***** Data entries

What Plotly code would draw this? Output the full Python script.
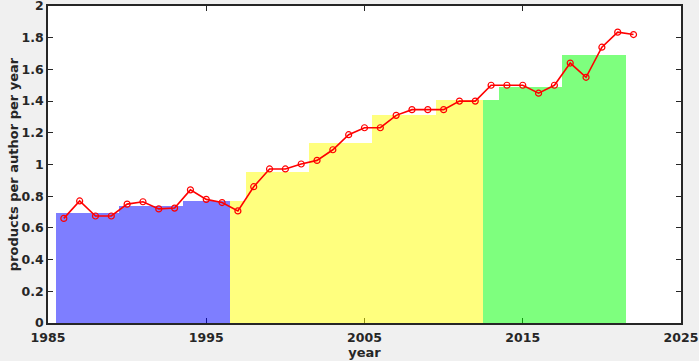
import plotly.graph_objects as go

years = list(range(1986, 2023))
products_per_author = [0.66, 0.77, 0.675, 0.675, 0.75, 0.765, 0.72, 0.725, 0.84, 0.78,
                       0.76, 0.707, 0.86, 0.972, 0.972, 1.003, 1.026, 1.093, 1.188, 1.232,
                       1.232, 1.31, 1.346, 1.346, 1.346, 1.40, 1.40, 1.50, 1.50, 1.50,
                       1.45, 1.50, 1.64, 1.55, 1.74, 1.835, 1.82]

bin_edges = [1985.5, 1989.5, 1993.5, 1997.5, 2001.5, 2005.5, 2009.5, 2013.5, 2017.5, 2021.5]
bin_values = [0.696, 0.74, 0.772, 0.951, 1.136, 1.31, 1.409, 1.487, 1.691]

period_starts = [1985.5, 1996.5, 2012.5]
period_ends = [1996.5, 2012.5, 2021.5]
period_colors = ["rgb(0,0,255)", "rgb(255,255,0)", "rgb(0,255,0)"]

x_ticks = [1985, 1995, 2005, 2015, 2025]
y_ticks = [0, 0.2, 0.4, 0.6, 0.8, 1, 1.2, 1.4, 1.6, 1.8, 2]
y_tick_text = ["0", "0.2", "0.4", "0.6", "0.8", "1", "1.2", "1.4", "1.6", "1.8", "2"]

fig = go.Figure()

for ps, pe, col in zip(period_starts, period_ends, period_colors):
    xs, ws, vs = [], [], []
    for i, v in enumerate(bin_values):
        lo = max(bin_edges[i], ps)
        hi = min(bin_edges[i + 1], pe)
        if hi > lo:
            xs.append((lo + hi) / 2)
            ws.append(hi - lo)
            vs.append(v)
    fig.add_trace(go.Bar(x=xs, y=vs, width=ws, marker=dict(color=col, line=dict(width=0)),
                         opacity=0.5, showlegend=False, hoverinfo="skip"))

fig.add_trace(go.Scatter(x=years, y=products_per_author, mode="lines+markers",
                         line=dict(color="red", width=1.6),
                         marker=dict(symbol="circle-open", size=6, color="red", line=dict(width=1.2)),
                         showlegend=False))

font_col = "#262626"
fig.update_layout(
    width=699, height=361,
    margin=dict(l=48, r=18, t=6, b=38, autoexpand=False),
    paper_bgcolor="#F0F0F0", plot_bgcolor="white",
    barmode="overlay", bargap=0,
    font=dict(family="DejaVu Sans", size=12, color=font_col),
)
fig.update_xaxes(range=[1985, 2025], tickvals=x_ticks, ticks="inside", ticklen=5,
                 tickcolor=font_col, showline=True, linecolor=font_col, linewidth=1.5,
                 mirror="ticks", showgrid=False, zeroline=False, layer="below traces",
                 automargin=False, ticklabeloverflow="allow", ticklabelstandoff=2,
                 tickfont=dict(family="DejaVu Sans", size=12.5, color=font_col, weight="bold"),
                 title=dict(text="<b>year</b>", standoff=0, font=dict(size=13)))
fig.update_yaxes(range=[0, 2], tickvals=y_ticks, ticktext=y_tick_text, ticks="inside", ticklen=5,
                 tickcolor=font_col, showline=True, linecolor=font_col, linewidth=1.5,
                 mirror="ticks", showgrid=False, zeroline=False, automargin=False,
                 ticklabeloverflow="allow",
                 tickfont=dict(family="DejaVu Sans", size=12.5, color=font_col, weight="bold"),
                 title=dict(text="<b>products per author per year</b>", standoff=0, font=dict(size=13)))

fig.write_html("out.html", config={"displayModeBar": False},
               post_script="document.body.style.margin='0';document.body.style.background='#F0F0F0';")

**********
***** Data entries

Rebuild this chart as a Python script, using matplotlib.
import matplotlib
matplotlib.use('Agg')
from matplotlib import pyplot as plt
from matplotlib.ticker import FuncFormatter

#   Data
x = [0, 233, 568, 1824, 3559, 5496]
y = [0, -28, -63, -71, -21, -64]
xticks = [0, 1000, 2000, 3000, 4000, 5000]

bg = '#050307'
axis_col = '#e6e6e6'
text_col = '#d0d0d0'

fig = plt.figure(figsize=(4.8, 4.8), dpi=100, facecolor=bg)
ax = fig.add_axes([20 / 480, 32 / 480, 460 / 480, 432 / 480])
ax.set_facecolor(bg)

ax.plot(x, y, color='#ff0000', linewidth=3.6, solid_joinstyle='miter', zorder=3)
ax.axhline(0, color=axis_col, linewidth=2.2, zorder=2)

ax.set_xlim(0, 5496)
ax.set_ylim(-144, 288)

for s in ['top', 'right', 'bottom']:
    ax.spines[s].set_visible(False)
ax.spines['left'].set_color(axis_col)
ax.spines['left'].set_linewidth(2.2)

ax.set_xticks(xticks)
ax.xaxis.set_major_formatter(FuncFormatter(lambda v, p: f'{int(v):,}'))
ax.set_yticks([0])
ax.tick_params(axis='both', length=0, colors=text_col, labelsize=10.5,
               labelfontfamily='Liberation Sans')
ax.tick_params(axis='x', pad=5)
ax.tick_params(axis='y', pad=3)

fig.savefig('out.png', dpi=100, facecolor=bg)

**********
***** Data entries

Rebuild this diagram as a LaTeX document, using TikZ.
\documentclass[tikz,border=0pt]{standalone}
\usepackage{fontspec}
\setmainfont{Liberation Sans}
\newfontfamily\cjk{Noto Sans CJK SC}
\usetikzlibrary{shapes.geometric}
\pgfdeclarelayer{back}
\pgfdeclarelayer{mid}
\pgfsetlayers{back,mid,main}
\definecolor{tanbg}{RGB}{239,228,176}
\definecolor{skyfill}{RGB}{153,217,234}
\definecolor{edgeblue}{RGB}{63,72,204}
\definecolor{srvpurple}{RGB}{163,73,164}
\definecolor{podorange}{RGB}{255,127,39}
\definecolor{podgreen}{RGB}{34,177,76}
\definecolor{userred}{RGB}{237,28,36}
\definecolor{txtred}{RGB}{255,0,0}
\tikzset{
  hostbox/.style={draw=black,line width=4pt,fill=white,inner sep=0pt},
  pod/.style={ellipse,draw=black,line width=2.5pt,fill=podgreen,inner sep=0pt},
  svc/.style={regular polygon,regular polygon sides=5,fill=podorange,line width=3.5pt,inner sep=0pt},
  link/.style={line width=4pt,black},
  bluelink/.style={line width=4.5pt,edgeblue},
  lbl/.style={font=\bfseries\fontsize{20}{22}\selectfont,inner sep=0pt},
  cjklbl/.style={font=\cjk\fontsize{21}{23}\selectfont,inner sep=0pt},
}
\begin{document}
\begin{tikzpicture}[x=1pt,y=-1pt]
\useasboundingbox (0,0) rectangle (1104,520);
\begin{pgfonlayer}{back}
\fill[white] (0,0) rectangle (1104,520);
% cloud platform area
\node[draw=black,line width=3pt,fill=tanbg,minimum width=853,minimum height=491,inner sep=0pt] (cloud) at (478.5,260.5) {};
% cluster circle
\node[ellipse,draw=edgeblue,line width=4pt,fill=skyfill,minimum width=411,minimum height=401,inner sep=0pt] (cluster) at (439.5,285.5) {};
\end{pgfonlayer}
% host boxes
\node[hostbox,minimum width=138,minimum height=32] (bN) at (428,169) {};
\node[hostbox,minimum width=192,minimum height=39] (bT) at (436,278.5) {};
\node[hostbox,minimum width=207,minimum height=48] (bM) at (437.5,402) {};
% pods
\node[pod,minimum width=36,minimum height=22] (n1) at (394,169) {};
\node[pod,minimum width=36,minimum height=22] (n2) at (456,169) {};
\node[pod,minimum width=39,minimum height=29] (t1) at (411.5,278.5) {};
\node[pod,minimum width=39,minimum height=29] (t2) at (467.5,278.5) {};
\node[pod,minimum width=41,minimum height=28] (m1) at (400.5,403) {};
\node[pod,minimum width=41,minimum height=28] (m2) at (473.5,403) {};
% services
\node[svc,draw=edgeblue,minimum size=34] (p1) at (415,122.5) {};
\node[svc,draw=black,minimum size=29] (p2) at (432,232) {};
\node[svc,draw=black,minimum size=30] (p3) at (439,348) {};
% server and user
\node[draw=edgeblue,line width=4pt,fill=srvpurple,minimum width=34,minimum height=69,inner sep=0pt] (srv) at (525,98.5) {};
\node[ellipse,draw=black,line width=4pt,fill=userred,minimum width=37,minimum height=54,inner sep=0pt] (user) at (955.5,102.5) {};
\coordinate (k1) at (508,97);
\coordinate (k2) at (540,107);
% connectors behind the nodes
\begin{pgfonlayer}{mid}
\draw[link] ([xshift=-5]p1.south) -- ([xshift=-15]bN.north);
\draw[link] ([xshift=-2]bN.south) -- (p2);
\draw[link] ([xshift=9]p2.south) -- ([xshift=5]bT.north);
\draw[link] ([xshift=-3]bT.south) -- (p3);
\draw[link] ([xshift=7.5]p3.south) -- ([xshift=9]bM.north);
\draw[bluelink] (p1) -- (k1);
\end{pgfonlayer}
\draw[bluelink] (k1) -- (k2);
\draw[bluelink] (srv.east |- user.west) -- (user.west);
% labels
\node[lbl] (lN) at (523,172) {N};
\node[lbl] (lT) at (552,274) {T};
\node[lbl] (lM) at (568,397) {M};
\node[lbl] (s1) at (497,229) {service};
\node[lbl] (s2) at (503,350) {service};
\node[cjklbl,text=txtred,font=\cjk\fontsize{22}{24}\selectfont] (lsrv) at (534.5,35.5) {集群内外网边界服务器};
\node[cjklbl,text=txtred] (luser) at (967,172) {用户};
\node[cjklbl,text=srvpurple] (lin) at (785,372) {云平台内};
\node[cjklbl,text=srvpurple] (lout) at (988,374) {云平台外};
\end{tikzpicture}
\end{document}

**********

_Task to carry out_
Go to the line containing "What Plotly code" and copy exactly from there through the line containing "import plotly.graph_objects as go", both included, and nothing more. Pictures are excluded.

_Exercise answer_
What Plotly code would draw this? Output the full Python script.
import plotly.graph_objects as go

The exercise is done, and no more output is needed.